EXERCISE DETAILS: Nothing after the line with "import numpy as np" belongs in the copy; extract the lines below from the top through that line, pictures left out.

DATA SHOWN:
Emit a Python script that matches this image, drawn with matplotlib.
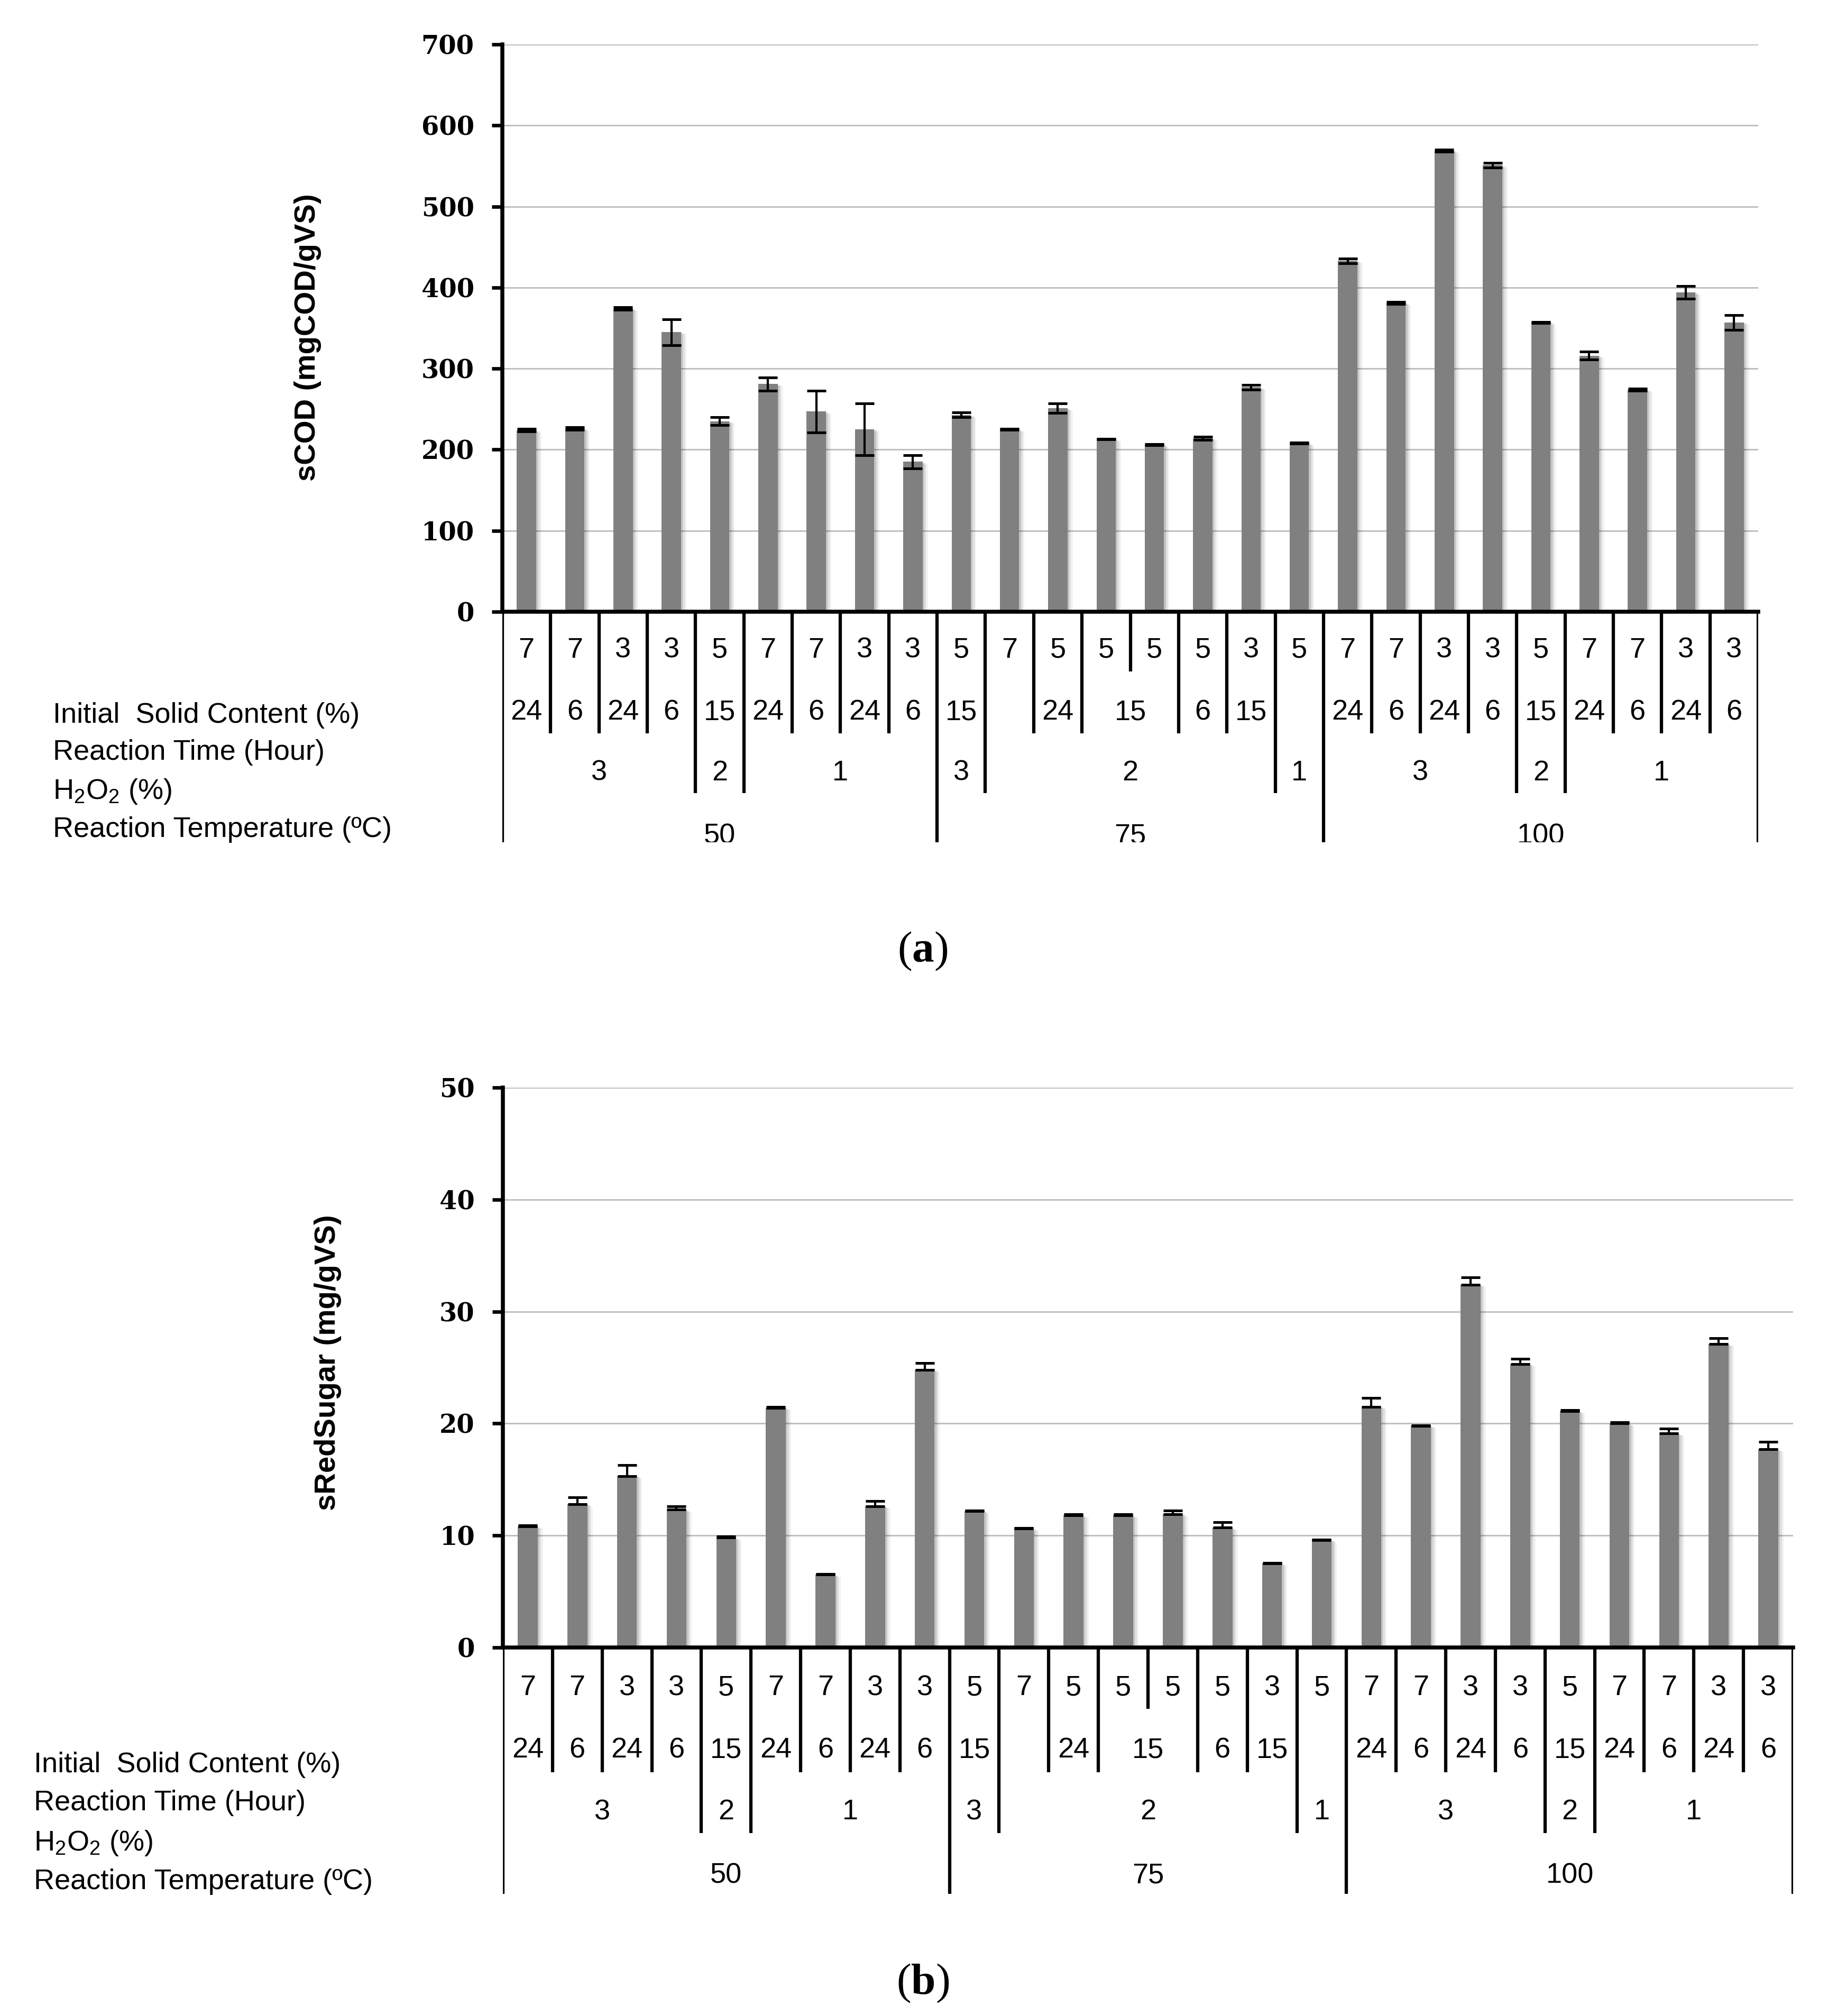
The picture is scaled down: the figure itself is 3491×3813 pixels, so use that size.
"""Pretreatment screening: sCOD and reducing sugar per condition, two panels."""

import matplotlib.pyplot as plt
import matplotlib.patheffects as pe
import numpy as np

# ── data ───────────────────────────────────────────────────────────────────────
solid  = [7, 7, 3, 3, 5, 7, 7, 3, 3, 5, 7, 5, 5, 5, 5, 3, 5, 7, 7, 3, 3, 5, 7, 7, 3, 3]
time_h = [24, 6, 24, 6, 15, 24, 6, 24, 6, 15, None, 24, 15, 15, 6, 15, None,
          24, 6, 24, 6, 15, 24, 6, 24, 6]
h2o2   = [3, 3, 3, 3, 2, 1, 1, 1, 1, 3, 2, 2, 2, 2, 2, 2, 1, 3, 3, 3, 3, 2, 1, 1, 1, 1]
temp   = [50, 50, 50, 50, 50, 50, 50, 50, 50, 75, 75, 75, 75, 75, 75, 75, 75,
          100, 100, 100, 100, 100, 100, 100, 100, 100]

scod     = [224, 226, 374, 345, 235, 281, 247, 225, 185, 243, 225, 251, 213,
            206, 214, 277, 208, 433, 381, 569, 551, 357, 316, 274, 394, 357]
scod_err = [1.5, 1.5, 1.5, 16, 5, 8, 26, 32, 8, 3, 0.5, 6, 0.5,
            0.5, 2, 3, 0.5, 3, 1, 1.5, 3, 0.5, 5, 1.5, 8, 9]

sugar     = [10.8, 12.8, 15.3, 12.3, 9.8, 21.4, 6.5, 12.6, 24.8, 12.2, 10.6, 11.8, 11.8,
             11.9, 10.7, 7.5, 9.6, 21.5, 19.8, 32.4, 25.3, 21.1, 20.0, 19.1, 27.1, 17.7]
sugar_err = [0.1, 0.6, 1.0, 0.3, 0.1, 0.1, 0.05, 0.5, 0.6, 0.05, 0.05, 0.1, 0.1,
             0.35, 0.5, 0.05, 0.05, 0.8, 0.05, 0.65, 0.5, 0.1, 0.1, 0.45, 0.5, 0.65]

row_names = ["Initial  Solid Content (%)", "Reaction Time (Hour)",
             r"H$_\mathregular{2}$O$_\mathregular{2}$ (%)", "Reaction Temperature (ºC)"]

# ── style ──────────────────────────────────────────────────────────────────────
plt.rcParams["mathtext.fontset"] = "custom"
plt.rcParams["mathtext.bf"] = "Liberation Serif:bold"
plt.rcParams["mathtext.rm"] = "Liberation Serif"

W, H, DPI = 3491, 3813, 300
BAR   = "#808080"
GRID  = "#bfbfbf"
SANS  = ["Liberation Sans", "DejaVu Sans"]
TICKF = ["DejaVu Serif"]

fig = plt.figure(figsize=(W / DPI, H / DPI), dpi=DPI)


def px_axes(left, top, right, bottom):
    return fig.add_axes([left / W, 1 - bottom / H, (right - left) / W, (bottom - top) / H])


def boundary_depths(levels):
    n = len(levels[0])
    depths = [4]
    for k in range(1, n):
        d = 1
        for lvl in range(1, 4):
            if levels[lvl][k - 1] != levels[lvl][k]:
                d = lvl + 1
        depths.append(d)
    depths.append(4)
    return depths


def draw_panel(vals, errs, two_sided, ymax, ystep, ylabel, box, tbox,
               line_ends, text_offs, ylab_xy, row_x, row_base, letter, letter_xy):
    n = len(vals)
    x = np.arange(n) + 0.5
    ax = px_axes(*box)
    bars = ax.bar(x, vals, 0.4, color=BAR, zorder=2)
    for b in bars:
        b.set_path_effects([
            pe.SimplePatchShadow(offset=(2.4, -1.0), shadow_rgbFace="k", alpha=0.05),
            pe.SimplePatchShadow(offset=(1.6, -0.6), shadow_rgbFace="k", alpha=0.08),
            pe.SimplePatchShadow(offset=(0.8, -0.3), shadow_rgbFace="k", alpha=0.12),
            pe.Normal()])
    yerr = errs if two_sided else [np.zeros(n), errs]
    ax.errorbar(x, vals, yerr=yerr, fmt="none", ecolor="black", elinewidth=1.0,
                capsize=4.3, capthick=1.2, zorder=3)
    ax.set_xlim(0, n)
    ax.set_ylim(0, ymax)
    ax.set_xticks([])
    ax.set_yticks(np.arange(0, ymax + ystep / 2, ystep))
    ax.yaxis.grid(True, color=GRID, lw=0.7)
    ax.set_axisbelow(True)
    ax.spines[["top", "right"]].set_visible(False)
    ax.spines["left"].set_linewidth(1.8)
    ax.spines["bottom"].set_linewidth(1.8)
    ax.tick_params(axis="y", direction="out", length=4.8, width=1.6, pad=8)
    for t in ax.get_yticklabels():
        t.set_fontfamily(TICKF)
        t.set_fontweight("bold")
        t.set_fontsize(11.5)

    # category table under the axis
    tab = px_axes(*tbox)
    tab.set_xlim(0, n)
    tab.set_ylim(tbox[3] - tbox[1], 0)
    tab.axis("off")
    levels = [solid, time_h, h2o2, temp]
    depths = boundary_depths(levels)
    for k, d in enumerate(depths):
        tab.vlines(k, 0, line_ends[d - 1], color="black", lw=1.5)
    for lvl in range(4):
        start = 0
        for k in range(1, n + 1):
            if k == n or depths[k] > lvl:
                lab = levels[lvl][start]
                if lab is not None:
                    tab.text((start + k) / 2, text_offs[lvl], str(lab), ha="center",
                             va="center", fontsize=13, family=SANS, clip_on=True)
                start = k

    fig.text(ylab_xy[0] / W, 1 - ylab_xy[1] / H, ylabel, rotation=90, ha="center",
             va="center", fontsize=13.5, fontweight="bold", family=SANS)
    for name, yb in zip(row_names, row_base):
        fig.text(row_x / W, 1 - yb / H, name, ha="left", va="baseline",
                 fontsize=13, family=SANS)
    fig.text(letter_xy[0] / W, 1 - letter_xy[1] / H, "(" + r"$\mathbf{" + letter + "}$" + ")",
             ha="center", va="center", fontsize=20, family=["Liberation Serif"])


# ── panel (a): sCOD ────────────────────────────────────────────────────────────
draw_panel(scod, scod_err, True, 700, 100, "sCOD (mgCOD/gVS)",
           box=(950, 84, 3325, 1157), tbox=(950, 1157, 3325, 1593),
           line_ends=[113, 230, 343, 436], text_offs=[73, 190, 305, 424],
           ylab_xy=(582, 638), row_x=100, row_base=[1367, 1437, 1511, 1583],
           letter="a", letter_xy=(1745, 1799))

# ── panel (b): reducing sugar ─────────────────────────────────────────────────
draw_panel(sugar, sugar_err, False, 50, 10, "sRedSugar (mg/gVS)",
           box=(951, 2057, 3391, 3116), tbox=(951, 3116, 3391, 3582),
           line_ends=[116, 236, 351, 466], text_offs=[76, 194, 311, 431],
           ylab_xy=(620, 2577), row_x=64, row_base=[3352, 3424, 3500, 3573],
           letter="b", letter_xy=(1745, 3751))

fig.savefig("out.png", dpi=DPI)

WRITTEN SOLUTION:
Emit a Python script that matches this image, drawn with matplotlib.
The picture is scaled down: the figure itself is 3491×3813 pixels, so use that size.
"""Pretreatment screening: sCOD and reducing sugar per condition, two panels."""

import matplotlib.pyplot as plt
import matplotlib.patheffects as pe
import numpy as np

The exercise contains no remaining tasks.